Determine the number of lines in these entries that hold the word "document". Give the number and nothing more.

Exercise input:
_ _ _

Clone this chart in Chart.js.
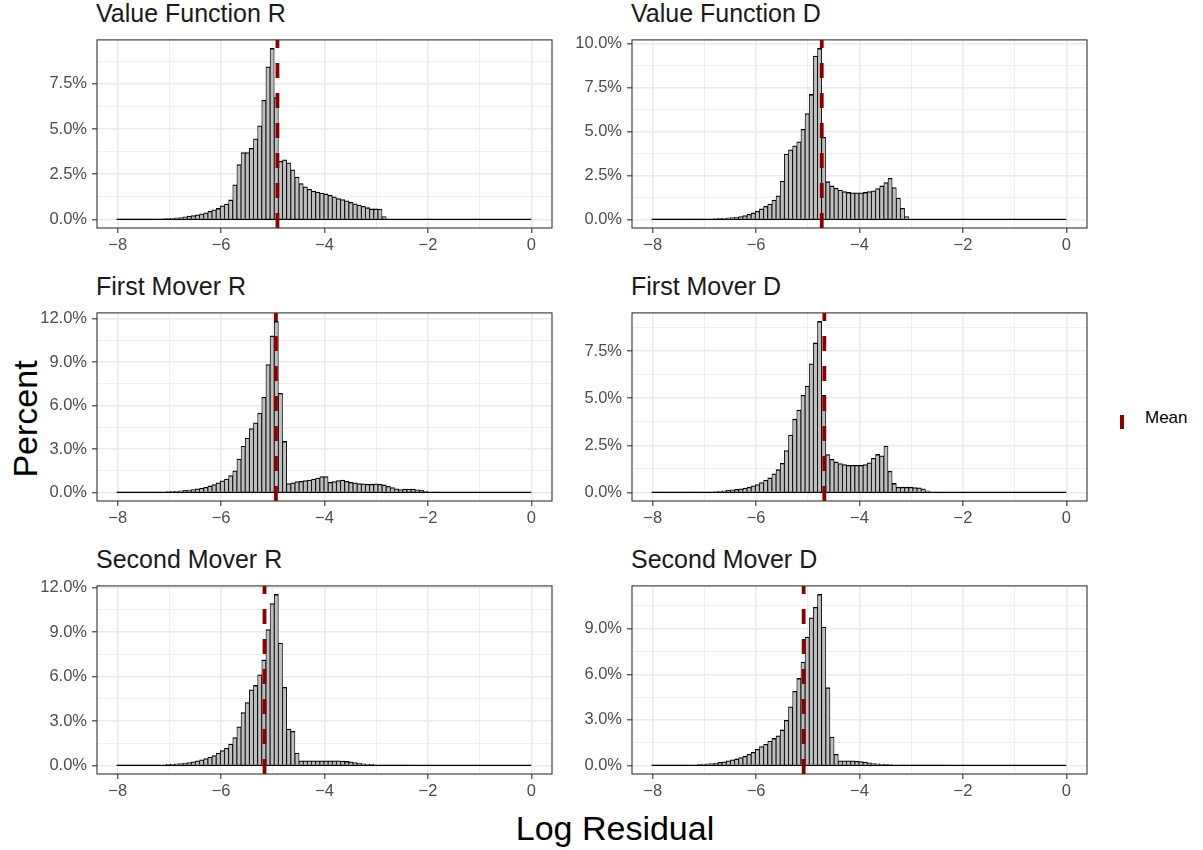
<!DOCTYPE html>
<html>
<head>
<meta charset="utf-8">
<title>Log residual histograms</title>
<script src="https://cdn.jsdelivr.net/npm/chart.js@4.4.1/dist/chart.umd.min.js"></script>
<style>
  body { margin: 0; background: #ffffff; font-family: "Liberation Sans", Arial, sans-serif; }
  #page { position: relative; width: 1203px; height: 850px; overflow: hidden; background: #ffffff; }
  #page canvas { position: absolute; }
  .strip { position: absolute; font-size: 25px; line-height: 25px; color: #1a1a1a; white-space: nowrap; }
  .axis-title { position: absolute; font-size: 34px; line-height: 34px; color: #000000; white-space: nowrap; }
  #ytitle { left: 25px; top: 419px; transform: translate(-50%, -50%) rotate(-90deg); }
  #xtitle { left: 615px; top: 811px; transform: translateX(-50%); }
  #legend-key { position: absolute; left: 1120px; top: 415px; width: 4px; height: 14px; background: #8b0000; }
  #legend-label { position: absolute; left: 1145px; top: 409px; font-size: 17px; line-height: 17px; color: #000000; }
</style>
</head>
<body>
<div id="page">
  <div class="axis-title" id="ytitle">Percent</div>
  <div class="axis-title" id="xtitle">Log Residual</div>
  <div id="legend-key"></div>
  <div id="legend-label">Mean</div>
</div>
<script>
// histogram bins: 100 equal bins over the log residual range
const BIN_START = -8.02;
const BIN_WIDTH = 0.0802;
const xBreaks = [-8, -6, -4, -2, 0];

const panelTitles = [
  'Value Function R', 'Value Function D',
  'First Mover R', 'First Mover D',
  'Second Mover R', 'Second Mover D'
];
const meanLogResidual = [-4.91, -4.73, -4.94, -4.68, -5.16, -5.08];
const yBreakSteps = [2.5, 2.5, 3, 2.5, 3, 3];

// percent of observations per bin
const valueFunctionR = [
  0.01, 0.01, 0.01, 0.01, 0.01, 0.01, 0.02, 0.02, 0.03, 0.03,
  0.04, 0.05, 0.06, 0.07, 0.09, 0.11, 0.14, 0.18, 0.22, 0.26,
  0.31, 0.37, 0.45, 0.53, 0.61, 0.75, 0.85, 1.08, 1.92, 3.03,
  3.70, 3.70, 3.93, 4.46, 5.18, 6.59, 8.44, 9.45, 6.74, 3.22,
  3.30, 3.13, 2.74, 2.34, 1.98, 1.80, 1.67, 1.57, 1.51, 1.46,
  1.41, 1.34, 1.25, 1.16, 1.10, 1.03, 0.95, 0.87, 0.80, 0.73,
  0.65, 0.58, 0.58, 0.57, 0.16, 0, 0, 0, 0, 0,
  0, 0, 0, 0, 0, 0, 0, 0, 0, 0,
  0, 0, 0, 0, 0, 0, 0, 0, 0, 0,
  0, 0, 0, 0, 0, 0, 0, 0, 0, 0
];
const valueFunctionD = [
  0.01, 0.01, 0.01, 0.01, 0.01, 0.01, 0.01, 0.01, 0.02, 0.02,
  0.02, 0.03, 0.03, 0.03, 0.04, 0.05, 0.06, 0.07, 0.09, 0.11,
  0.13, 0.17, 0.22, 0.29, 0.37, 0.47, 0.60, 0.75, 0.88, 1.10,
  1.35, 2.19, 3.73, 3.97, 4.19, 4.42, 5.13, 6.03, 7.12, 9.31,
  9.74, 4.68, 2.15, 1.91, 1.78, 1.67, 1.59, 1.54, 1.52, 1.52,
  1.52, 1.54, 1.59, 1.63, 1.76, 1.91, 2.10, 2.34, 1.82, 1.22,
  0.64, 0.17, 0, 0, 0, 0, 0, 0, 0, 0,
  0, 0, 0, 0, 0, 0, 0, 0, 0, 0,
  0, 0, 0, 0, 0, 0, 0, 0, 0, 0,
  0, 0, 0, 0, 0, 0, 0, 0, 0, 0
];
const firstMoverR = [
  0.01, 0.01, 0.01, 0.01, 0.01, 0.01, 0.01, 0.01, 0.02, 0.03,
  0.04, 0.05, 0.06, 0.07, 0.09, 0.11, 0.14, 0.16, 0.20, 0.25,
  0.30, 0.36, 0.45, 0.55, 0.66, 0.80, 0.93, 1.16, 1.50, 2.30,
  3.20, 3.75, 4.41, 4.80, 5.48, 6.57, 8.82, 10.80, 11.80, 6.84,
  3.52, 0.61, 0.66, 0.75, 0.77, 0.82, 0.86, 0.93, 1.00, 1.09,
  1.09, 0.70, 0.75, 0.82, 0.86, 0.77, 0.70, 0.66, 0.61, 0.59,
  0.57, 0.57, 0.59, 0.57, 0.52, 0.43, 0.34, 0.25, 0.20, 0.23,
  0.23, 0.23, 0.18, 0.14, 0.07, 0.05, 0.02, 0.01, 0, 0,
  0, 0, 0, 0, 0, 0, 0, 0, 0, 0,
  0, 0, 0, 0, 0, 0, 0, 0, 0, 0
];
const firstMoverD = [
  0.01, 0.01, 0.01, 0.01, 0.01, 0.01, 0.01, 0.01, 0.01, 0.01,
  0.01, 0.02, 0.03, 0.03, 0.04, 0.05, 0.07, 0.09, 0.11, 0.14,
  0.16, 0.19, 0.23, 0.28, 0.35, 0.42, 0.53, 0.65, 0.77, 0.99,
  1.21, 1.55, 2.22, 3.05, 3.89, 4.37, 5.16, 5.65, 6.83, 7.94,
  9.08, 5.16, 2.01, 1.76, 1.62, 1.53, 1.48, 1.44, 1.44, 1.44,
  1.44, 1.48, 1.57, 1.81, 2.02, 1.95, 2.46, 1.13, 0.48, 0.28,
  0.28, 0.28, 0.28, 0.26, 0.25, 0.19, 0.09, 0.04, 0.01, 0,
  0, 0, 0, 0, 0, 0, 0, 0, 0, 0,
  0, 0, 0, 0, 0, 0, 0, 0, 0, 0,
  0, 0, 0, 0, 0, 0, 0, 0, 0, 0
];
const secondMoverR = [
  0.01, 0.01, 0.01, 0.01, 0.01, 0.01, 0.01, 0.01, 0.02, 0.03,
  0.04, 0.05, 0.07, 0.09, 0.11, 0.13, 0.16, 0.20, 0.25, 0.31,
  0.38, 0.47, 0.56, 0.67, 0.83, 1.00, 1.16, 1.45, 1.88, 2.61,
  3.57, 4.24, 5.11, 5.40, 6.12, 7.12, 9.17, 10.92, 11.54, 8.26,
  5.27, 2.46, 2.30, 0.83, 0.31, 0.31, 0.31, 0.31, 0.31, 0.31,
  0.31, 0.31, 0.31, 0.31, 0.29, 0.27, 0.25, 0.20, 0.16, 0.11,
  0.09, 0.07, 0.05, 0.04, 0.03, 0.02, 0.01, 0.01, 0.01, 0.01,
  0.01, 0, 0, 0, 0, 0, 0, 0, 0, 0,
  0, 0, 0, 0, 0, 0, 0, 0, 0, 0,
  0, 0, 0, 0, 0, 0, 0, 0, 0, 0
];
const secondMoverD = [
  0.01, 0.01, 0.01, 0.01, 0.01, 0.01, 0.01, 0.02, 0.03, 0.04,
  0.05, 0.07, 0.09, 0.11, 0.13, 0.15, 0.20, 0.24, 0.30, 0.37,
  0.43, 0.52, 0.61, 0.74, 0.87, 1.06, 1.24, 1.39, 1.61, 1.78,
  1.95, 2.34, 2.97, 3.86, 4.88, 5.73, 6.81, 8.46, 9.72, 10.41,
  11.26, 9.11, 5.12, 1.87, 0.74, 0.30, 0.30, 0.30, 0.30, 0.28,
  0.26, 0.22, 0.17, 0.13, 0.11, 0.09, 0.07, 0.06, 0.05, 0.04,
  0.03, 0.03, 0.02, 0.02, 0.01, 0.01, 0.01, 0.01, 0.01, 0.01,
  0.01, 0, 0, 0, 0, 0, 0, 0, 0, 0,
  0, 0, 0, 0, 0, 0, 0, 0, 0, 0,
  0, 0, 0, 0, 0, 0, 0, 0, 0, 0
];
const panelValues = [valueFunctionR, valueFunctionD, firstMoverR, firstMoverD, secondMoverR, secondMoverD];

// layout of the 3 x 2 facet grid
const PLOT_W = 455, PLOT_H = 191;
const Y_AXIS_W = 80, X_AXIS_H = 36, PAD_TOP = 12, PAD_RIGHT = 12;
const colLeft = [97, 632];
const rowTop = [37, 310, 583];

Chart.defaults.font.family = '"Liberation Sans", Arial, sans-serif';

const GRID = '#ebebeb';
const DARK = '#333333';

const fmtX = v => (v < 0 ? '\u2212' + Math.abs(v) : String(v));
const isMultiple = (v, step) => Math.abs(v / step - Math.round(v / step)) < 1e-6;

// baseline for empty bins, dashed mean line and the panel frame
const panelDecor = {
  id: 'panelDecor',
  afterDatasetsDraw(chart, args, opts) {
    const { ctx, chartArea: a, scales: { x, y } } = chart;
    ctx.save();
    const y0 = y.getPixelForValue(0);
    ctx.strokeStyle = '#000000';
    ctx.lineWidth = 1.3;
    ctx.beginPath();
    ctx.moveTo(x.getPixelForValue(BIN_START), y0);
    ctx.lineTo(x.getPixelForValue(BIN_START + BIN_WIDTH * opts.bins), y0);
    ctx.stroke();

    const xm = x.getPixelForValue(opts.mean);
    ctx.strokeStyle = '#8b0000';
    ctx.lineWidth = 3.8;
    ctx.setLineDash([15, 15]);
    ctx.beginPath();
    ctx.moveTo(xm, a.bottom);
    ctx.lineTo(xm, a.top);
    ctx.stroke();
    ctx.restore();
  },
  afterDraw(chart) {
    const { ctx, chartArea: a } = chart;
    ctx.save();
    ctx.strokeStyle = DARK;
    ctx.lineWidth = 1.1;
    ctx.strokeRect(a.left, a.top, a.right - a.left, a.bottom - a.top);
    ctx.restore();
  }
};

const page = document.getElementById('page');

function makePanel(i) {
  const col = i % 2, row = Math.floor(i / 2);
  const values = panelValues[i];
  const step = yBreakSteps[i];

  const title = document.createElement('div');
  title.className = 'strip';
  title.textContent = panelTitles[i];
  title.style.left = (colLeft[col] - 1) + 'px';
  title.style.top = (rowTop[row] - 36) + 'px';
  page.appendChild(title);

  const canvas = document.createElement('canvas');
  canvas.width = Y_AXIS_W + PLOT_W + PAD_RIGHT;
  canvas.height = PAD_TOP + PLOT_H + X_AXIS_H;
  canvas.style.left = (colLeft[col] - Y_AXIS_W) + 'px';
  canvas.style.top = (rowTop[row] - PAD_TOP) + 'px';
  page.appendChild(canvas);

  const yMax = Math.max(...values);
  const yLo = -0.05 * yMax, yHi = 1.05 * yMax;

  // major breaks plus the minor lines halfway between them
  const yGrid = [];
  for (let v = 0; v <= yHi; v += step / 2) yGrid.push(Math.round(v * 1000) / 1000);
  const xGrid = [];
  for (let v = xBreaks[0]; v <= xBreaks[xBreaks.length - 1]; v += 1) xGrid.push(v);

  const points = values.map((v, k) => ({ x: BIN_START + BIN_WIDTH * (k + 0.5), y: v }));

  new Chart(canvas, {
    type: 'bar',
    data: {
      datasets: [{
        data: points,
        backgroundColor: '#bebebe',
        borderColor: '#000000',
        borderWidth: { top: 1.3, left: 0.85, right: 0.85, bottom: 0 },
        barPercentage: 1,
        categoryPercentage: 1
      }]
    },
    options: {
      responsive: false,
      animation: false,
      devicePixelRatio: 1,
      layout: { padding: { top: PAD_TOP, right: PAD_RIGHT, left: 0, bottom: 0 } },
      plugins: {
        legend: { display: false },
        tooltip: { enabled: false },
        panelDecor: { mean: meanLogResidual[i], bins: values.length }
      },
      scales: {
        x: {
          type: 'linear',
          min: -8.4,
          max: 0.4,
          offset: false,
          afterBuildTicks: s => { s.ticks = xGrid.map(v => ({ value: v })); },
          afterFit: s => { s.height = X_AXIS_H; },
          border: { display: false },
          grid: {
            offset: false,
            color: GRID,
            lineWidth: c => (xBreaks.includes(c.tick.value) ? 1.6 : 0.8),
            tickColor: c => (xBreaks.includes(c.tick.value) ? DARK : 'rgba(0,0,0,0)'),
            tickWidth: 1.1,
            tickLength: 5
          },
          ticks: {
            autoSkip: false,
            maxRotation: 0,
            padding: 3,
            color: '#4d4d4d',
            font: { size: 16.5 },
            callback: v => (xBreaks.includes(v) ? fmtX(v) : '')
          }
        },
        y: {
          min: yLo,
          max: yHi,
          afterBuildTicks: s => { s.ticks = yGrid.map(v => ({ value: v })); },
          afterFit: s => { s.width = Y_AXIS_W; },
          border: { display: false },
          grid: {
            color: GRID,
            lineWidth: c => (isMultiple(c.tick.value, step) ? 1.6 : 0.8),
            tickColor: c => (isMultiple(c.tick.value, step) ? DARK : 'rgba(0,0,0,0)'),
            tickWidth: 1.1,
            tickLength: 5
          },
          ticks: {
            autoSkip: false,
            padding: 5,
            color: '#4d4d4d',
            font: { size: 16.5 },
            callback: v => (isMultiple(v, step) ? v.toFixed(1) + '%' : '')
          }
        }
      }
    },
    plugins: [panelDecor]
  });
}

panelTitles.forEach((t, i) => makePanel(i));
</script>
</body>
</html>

_ _ _

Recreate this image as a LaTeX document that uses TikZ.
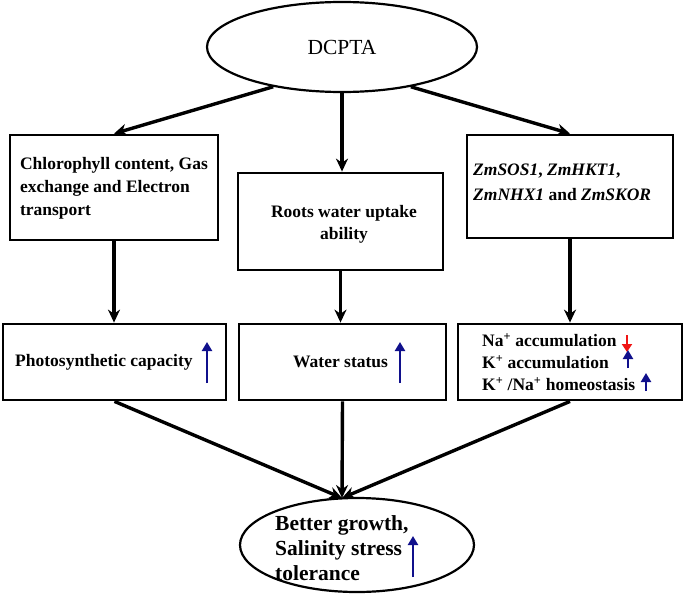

_ _ _

Reply:
4